Center: Brook Lopez, New Jersey Nets, $2.26 Million
At center, I want someone who will play strong defense and who will make the shots he needs to.
With that in mind, I chose Brook Lopez.
Lopez is only in his second year in the NBA, but he has already shown that he is a star in the making. During his rookie season, he posted very respectable numbers of 13 points, eight rebounds, and 1.8 blocks per game.
People must keep in mind that he is playing for the New Jersey Nets, meaning he does not have much help to carry the team other than Devin Harris.
He is a career 51 percent shooter with a career free throw percentage of 81 percent, showing me he can make shots and be an efficient offensive player.
Payroll for Starters: $29.88 Million
This starting unit is very capable offensively, with Rondo running the show for four very capable scorers.
Roy and Anthony will the be main offensive focal points and will take a majority of the shots.
The starters are also very active and efficient defensively.
Rondo is one of the best defensive point guards. Roy and Anthony are both above average defensively and both have good size and length.
Down low, Aldridge is quick enough to guard a few different positions, while Lopez gives the team a shot blocker at the heart of the defense.
Guard: Shannon Brown, Los Angeles Lakers , $1.99 Million
Brown is one of the most explosive players I've ever seen.
Even though he doesn't get much playing time with the defending champion Lakers, he makes the most of what he gets.
Phil Jackson has started bringing him in as the first wing off the bench because of Brown's ability to penetrate the defense and put the ball in the basket.
Guard: JJ Barea, Dallas Mavericks, $1.66 Million
Barea is one of the most overlooked players in the NBA.
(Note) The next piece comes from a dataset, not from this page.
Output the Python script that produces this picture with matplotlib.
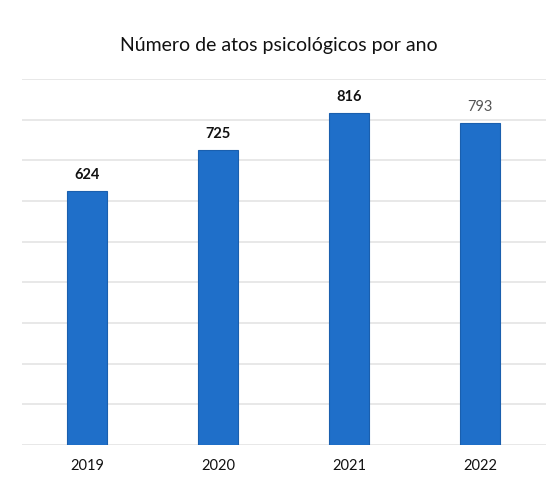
import matplotlib.pyplot as plt

# dados do gráfico
anos = ['2019', '2020', '2021', '2022']
atos = [624, 725, 816, 793]
cores_rotulo = ['#111111', '#111111', '#111111', '#555555']

plt.rcParams['font.family'] = ['Lato', 'DejaVu Sans']

fig = plt.figure(figsize=(5.58, 4.84), dpi=100)
ax = fig.add_axes([21.5 / 558, 1 - 445 / 484, 524 / 558, (445 - 79) / 484])

x = range(len(anos))
barras = ax.bar(x, atos, width=0.31, color='#1f6fc9', edgecolor='#1a5fae',
                linewidth=0.8, zorder=3)

for xi, v, c in zip(x, atos, cores_rotulo):
    ax.text(xi, v + 22, str(v), ha='center', va='bottom', fontsize=10.5,
            color=c, fontweight='bold' if c == '#111111' else 'normal')

ax.set_xlim(-0.5, 3.5)
ax.set_ylim(0, 900)
ax.set_yticks(range(0, 901, 100))
ax.yaxis.grid(True, color='#e4e4e4', linewidth=1.2, zorder=0)
ax.set_yticklabels([])
ax.tick_params(axis='y', length=0)
ax.set_xticks(list(x))
ax.set_xticklabels(anos, fontsize=10.5, color='#111111')
ax.tick_params(axis='x', length=0, pad=10)
for s in ax.spines.values():
    s.set_visible(False)

fig.text(0.5, 1 - 45 / 484, 'Número de atos psicológicos por ano', ha='center',
         va='center', fontsize=14, color='#111111')

fig.savefig('out.png', dpi=100)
He plays with his heart on his sleeve and has the emotion a team needs coming off the bench. Despite being drastically undersized, Barea is a great outside shooter and is very good at getting into the heart of the defense and either drawing a foul or finding an open teammate.
G/F: Shane Battier, Houston Rockets, $6.94 Million
Every bench needs a defensive stopper, and that is exactly what Battier is.
He is the most fundamentally sound defender in the game today. Even if the player he is guarding is having a good night, Battier continues to battle and make his opponent work for everything.
Forward: Anthony Randolph, Golden State Warriors, $1.84 Million
Randolph is basically a pick for the future.
He has loads and loads of potential, but he has not gotten nearly enough playing time.
He ranks 35th in the league in points per 48 minutes, so he knows how to score; he just doesn't get the opportunities.
Forward: Shawn Marion, Dallas Mavericks, $6.64 Million
On this team, Shawn Marion would be Mr. Do-It-All off the bench.
He is a very good defender and is capable of guarding four different positions. For his size, he is a very good rebounder.
Marion is the definition of an ultimate team player and he doesn't need to score to make an impact on the game.
F/C: Al Horford, Atlanta Hawks, $4.31 Million
This team needs another player who is capable of guarding low post players, and Al Horford will do just that. He is a very good defender down low and he also doesn't need the ball to be effective.
His impact on the game is with his defense, rebounding, and tenacity.
Center: Chris Andersen, Denver Nuggets, $3.65 Million
Chris Andersen would provide this team with two very specific things—off the ball shot blocking and a tenacity that is unmatched in the NBA.
He is one of the best off the ball shot blockers in the game today, and when he does get one of these blocks, he energizes the crowd and his teammates with his passion.